* _Task to carry out_: Go through the material and write it all out exactly, minus the pictures.

* _Source material_:
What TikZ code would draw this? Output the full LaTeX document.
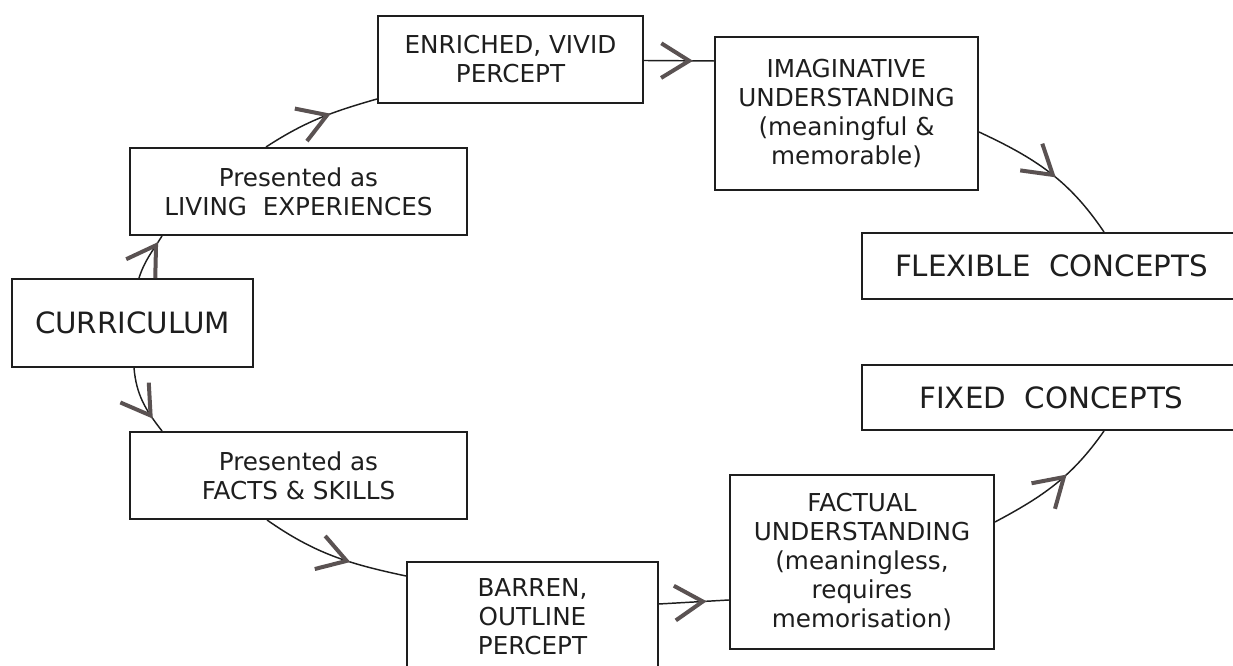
\documentclass[tikz,border=0pt]{standalone}
\usepackage{fontspec}
\setmainfont{DejaVu Sans}
\usetikzlibrary{arrows.meta,decorations.markings,calc}
\definecolor{ink}{HTML}{1E1E1E}
\definecolor{chev}{HTML}{5A5252}
\newcommand{\boxfont}{\fontsize{18.5pt}{21.75pt}\selectfont}
\newcommand{\bigfont}{\fontsize{22pt}{26pt}\selectfont}
\begin{document}
\begin{tikzpicture}[x=0.75pt,y=0.75pt,
  box/.style={draw=ink, line width=1.5pt, inner sep=0pt, align=center,
    font=\boxfont, text=ink},
  wh/.style 2 args={minimum width=#1*0.75pt, minimum height=#2*0.75pt},
  link/.style={draw=ink, line width=1.1pt, postaction={decorate},
    decoration={markings, mark=at position #1 with
      {\arrow{Straight Barb[length=21pt,width=26pt,line width=3pt,color=chev]}}}}
]
\useasboundingbox (0,0) rectangle (1233,666);
\clip (0,0) rectangle (1233,666);

% boxes
\node[box, wh={241}{88}, font=\bigfont] (cur) at (132.5,343) {CURRICULUM};
\node[box, wh={337}{87}] (liv) at (298.5,474.5) {Presented as\\LIVING\ \ EXPERIENCES};
\node[box, wh={265}{87}] (enr) at (510.5,606.5) {ENRICHED, VIVID\\PERCEPT};
\node[box, wh={263}{153}] (ima) at (846.5,552.5) {IMAGINATIVE\\UNDERSTANDING\\(meaningful \&\\memorable)};
\node[box, wh={379}{66}, font=\bigfont] (flx) at (1051.5,400) {FLEXIBLE\ \ CONCEPTS};
\node[box, wh={379}{65}, font=\bigfont] (fix) at (1051.5,268.5) {FIXED\ \ CONCEPTS};
\node[box, wh={337}{87}] (fac) at (298.5,190.5) {Presented as\\FACTS \& SKILLS};
\node[box, wh={251}{110}] (bar) at (532.5,49) {BARREN,\\OUTLINE\\PERCEPT};
\node[box, wh={264}{174}] (fct) at (862,104) {FACTUAL\\UNDERSTANDING\\(meaningless,\\requires\\memorisation)};

% upper path: living experiences
\draw[link=0.85] ($(cur.north west)+(128,0)$) to[out=72,in=238] ($(liv.south west)+(33,0)$);
\draw[link=0.6] ($(liv.north west)+(137,0)$) to[out=33,in=196] ($(enr.south west)+(0,5)$);
\draw[link=0.7] ($(enr.east)+(0,-1)$) -- ($(ima.north west)+(0,-25)$);
\draw[link=0.55] ($(ima.north east)+(0,-96)$) to[out=-25,in=124] ($(flx.north west)+(243,0)$);

% lower path: facts and skills
\draw[link=0.78] ($(cur.south west)+(123,0)$) to[out=-85,in=128] ($(fac.north west)+(33,0)$);
\draw[link=0.62] ($(fac.south west)+(138,0)$) to[out=-35,in=168] ($(bar.north west)+(0,-15)$);
\draw[link=0.68] ($(bar.north east)+(0,-43)$) -- ($(fct.north west)+(0,-126)$);
\draw[link=0.6] ($(fct.north east)+(0,-48)$) to[out=28,in=235] ($(fix.south west)+(243,0)$);
\end{tikzpicture}
\end{document}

* _Exercise solution_:
What TikZ code would draw this? Output the full LaTeX document.
\documentclass[tikz,border=0pt]{standalone}
\usepackage{fontspec}
\setmainfont{DejaVu Sans}
\usetikzlibrary{arrows.meta,decorations.markings,calc}
\definecolor{ink}{HTML}{1E1E1E}
\definecolor{chev}{HTML}{5A5252}
\newcommand{\boxfont}{\fontsize{18.5pt}{21.75pt}\selectfont}
\newcommand{\bigfont}{\fontsize{22pt}{26pt}\selectfont}
\begin{document}
\begin{tikzpicture}[x=0.75pt,y=0.75pt,
  box/.style={draw=ink, line width=1.5pt, inner sep=0pt, align=center,
    font=\boxfont, text=ink},
  wh/.style 2 args={minimum width=#1*0.75pt, minimum height=#2*0.75pt},
  link/.style={draw=ink, line width=1.1pt, postaction={decorate},
    decoration={markings, mark=at position #1 with
      {\arrow{Straight Barb[length=21pt,width=26pt,line width=3pt,color=chev]}}}}
]
\useasboundingbox (0,0) rectangle (1233,666);
\clip (0,0) rectangle (1233,666);

% boxes
\node[box, wh={241}{88}, font=\bigfont] (cur) at (132.5,343) {CURRICULUM};
\node[box, wh={337}{87}] (liv) at (298.5,474.5) {Presented as\\LIVING\ \ EXPERIENCES};
\node[box, wh={265}{87}] (enr) at (510.5,606.5) {ENRICHED, VIVID\\PERCEPT};
\node[box, wh={263}{153}] (ima) at (846.5,552.5) {IMAGINATIVE\\UNDERSTANDING\\(meaningful \&\\memorable)};
\node[box, wh={379}{66}, font=\bigfont] (flx) at (1051.5,400) {FLEXIBLE\ \ CONCEPTS};
\node[box, wh={379}{65}, font=\bigfont] (fix) at (1051.5,268.5) {FIXED\ \ CONCEPTS};
\node[box, wh={337}{87}] (fac) at (298.5,190.5) {Presented as\\FACTS \& SKILLS};
\node[box, wh={251}{110}] (bar) at (532.5,49) {BARREN,\\OUTLINE\\PERCEPT};
\node[box, wh={264}{174}] (fct) at (862,104) {FACTUAL\\UNDERSTANDING\\(meaningless,\\requires\\memorisation)};

% upper path: living experiences
\draw[link=0.85] ($(cur.north west)+(128,0)$) to[out=72,in=238] ($(liv.south west)+(33,0)$);
\draw[link=0.6] ($(liv.north west)+(137,0)$) to[out=33,in=196] ($(enr.south west)+(0,5)$);
\draw[link=0.7] ($(enr.east)+(0,-1)$) -- ($(ima.north west)+(0,-25)$);
\draw[link=0.55] ($(ima.north east)+(0,-96)$) to[out=-25,in=124] ($(flx.north west)+(243,0)$);

% lower path: facts and skills
\draw[link=0.78] ($(cur.south west)+(123,0)$) to[out=-85,in=128] ($(fac.north west)+(33,0)$);
\draw[link=0.62] ($(fac.south west)+(138,0)$) to[out=-35,in=168] ($(bar.north west)+(0,-15)$);
\draw[link=0.68] ($(bar.north east)+(0,-43)$) -- ($(fct.north west)+(0,-126)$);
\draw[link=0.6] ($(fct.north east)+(0,-48)$) to[out=28,in=235] ($(fix.south west)+(243,0)$);
\end{tikzpicture}
\end{document}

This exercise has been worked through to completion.